Nothing after the line with "red_t3_y = [0, 31.5, 67, 73, 78.5, 82.5]" belongs in the copy; extract the lines below from the top through that line, pictures left out.
Start of Data section
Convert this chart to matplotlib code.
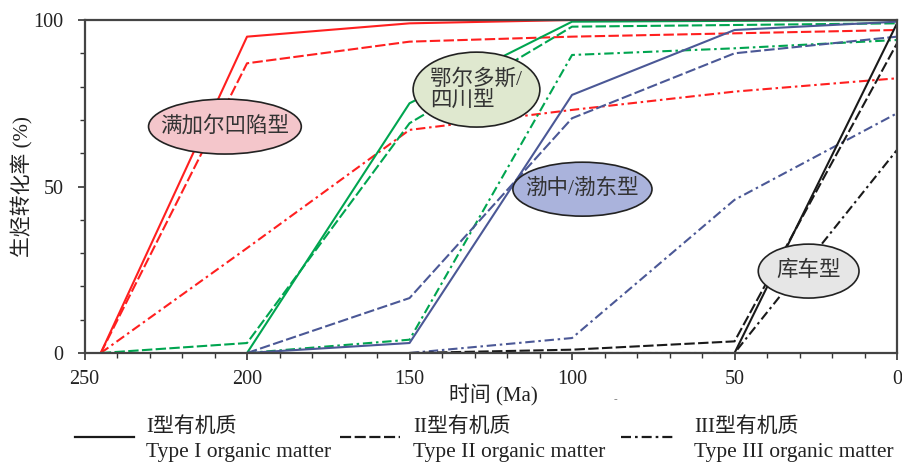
import matplotlib.pyplot as plt
from matplotlib.patches import Ellipse
from matplotlib.lines import Line2D
from matplotlib.ticker import MultipleLocator

plt.rcParams['font.family'] = ['Liberation Serif', 'Noto Sans CJK SC']

# basin curves: time (Ma) and conversion (%) for type I / II / III
red_t1_x = [245, 200, 150, 100, 0]
red_t1_y = [0, 95, 99, 100, 100]
red_t2_x = [245, 200, 150, 100, 50, 0]
red_t2_y = [0, 87, 93.5, 95, 96, 97]
red_t3_x = [245, 200, 150, 100, 50, 0]
red_t3_y = [0, 31.5, 67, 73, 78.5, 82.5]

green_t1_x = [200, 150, 100, 0]
green_t1_y = [0, 75, 99.5, 100]
green_t2_x = [245, 200, 150, 100, 0]
green_t2_y = [0, 3, 69, 98, 99]
green_t3_x = [200, 150, 100, 50, 0]
green_t3_y = [0, 4, 89.5, 91.5, 94]

blue_t1_x = [200, 150, 100, 50, 0]
blue_t1_y = [0, 3, 77.5, 97, 99.5]
blue_t2_x = [200, 150, 100, 50, 0]
blue_t2_y = [0, 16.5, 70.5, 90, 95]
blue_t3_x = [150, 100, 50, 0]
blue_t3_y = [0, 4.5, 46, 72]

black_t1_x = [150, 50, 0]
black_t1_y = [0, 0, 99]
black_t2_x = [150, 100, 50, 0]
black_t2_y = [0, 1, 3.5, 93]
black_t3_x = [150, 50, 0]
black_t3_y = [0, 0, 61]

x_ticks = [250, 200, 150, 100, 50, 0]
y_ticks = [0, 50, 100]

RED = '#ff1f1f'
GREEN = '#00a550'
BLUE = '#4b5896'
BLACK = '#1a1a1a'
DASH = (0, (5, 1.6))
DASHDOT = (0, (4.5, 1.8, 1.2, 1.8))

fig = plt.figure(figsize=(9.03, 4.62), dpi=100)
ax = fig.add_axes([0.0936, 0.2359, 0.8998, 0.7208])

groups = [
    (RED, red_t1_x, red_t1_y, red_t2_x, red_t2_y, red_t3_x, red_t3_y),
    (GREEN, green_t1_x, green_t1_y, green_t2_x, green_t2_y, green_t3_x, green_t3_y),
    (BLUE, blue_t1_x, blue_t1_y, blue_t2_x, blue_t2_y, blue_t3_x, blue_t3_y),
    (BLACK, black_t1_x, black_t1_y, black_t2_x, black_t2_y, black_t3_x, black_t3_y),
]
for c, x1, y1, x2, y2, x3, y3 in groups:
    ax.plot(x1, y1, color=c, lw=1.5, ls='-')
    ax.plot(x2, y2, color=c, lw=1.5, ls=DASH)
    ax.plot(x3, y3, color=c, lw=1.5, ls=DASHDOT)

ax.set_xlim(250, 0)
ax.set_ylim(0, 100)
ax.set_xticks(x_ticks)
ax.set_yticks(y_ticks)
ax.xaxis.set_minor_locator(MultipleLocator(10))
ax.yaxis.set_minor_locator(MultipleLocator(10))
ax.tick_params(which='both', direction='out', labelsize=14.5, color='#333333',
               labelcolor='#222222')
ax.tick_params(which='major', length=5, width=1.2)
ax.tick_params(which='minor', length=3.5, width=1)
ax.tick_params(axis='x', pad=7)
ax.tick_params(axis='y', pad=10)
for s in ax.spines.values():
    s.set_linewidth(1.6)
    s.set_color('#444444')

fig.text(493 / 903, 1 - 395 / 462, '时间 (Ma)', fontsize=15, ha='center',
         va='center', color='#222222')
fig.text(22 / 903, 1 - 186.5 / 462, '生烃转化率 (%)', fontsize=15, ha='center',
         va='center', rotation=90, color='#222222')

# basin labels in ellipses (x, y in data units, width Ma, height %)
labels = [
    ('满加尔凹陷型', 206.8, 68, 47, 16.5, '#f4c6cb'),
    ('鄂尔多斯/\n四川型', 129.4, 79.1, 39, 22.5, '#dfe8cf'),
    ('渤中/渤东型', 96.8, 49.2, 42.8, 16.2, '#aab3dc'),
    ('库车型', 27.2, 24.6, 31, 16.2, '#e6e6e6'),
]
for txt, ex, ey, ew, eh, fc in labels:
    ax.add_patch(Ellipse((ex, ey), ew, eh, facecolor=fc, edgecolor='#222222',
                         lw=1.2, zorder=5))
    ax.text(ex, ey, txt, ha='center', va='center', fontsize=15.5,
            color='#333333', zorder=6, linespacing=1.05, multialignment='left')

fig.text(615 / 903, 1 - 400 / 462, '-', fontsize=8, color='#777777',
         ha='center', va='center')

# legend drawn along the bottom
leg = [
    ('-', 75, 134, 146, 'I型有机质', 'Type I organic matter'),
    (DASH, 340, 400, 413, 'II型有机质', 'Type II organic matter'),
    (DASHDOT, 621, 676, 694, 'III型有机质', 'Type III organic matter'),
]
for ls, x0, x1, tx, zh, en in leg:
    fig.add_artist(Line2D([x0 / 903, x1 / 903], [1 - 437 / 462] * 2,
                          color=BLACK, lw=1.6, ls=ls,
                          transform=fig.transFigure))
    fig.text(tx / 903, 1 - 427 / 462, zh, fontsize=15, va='center',
             color='#222222')
    fig.text(tx / 903, 1 - 457 / 462, en, fontsize=15.5, va='baseline',
             color='#222222')

fig.savefig('out.png', dpi=100)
End of Data section
#### Solution for this exercise
Convert this chart to matplotlib code.
import matplotlib.pyplot as plt
from matplotlib.patches import Ellipse
from matplotlib.lines import Line2D
from matplotlib.ticker import MultipleLocator

plt.rcParams['font.family'] = ['Liberation Serif', 'Noto Sans CJK SC']

# basin curves: time (Ma) and conversion (%) for type I / II / III
red_t1_x = [245, 200, 150, 100, 0]
red_t1_y = [0, 95, 99, 100, 100]
red_t2_x = [245, 200, 150, 100, 50, 0]
red_t2_y = [0, 87, 93.5, 95, 96, 97]
red_t3_x = [245, 200, 150, 100, 50, 0]
red_t3_y = [0, 31.5, 67, 73, 78.5, 82.5]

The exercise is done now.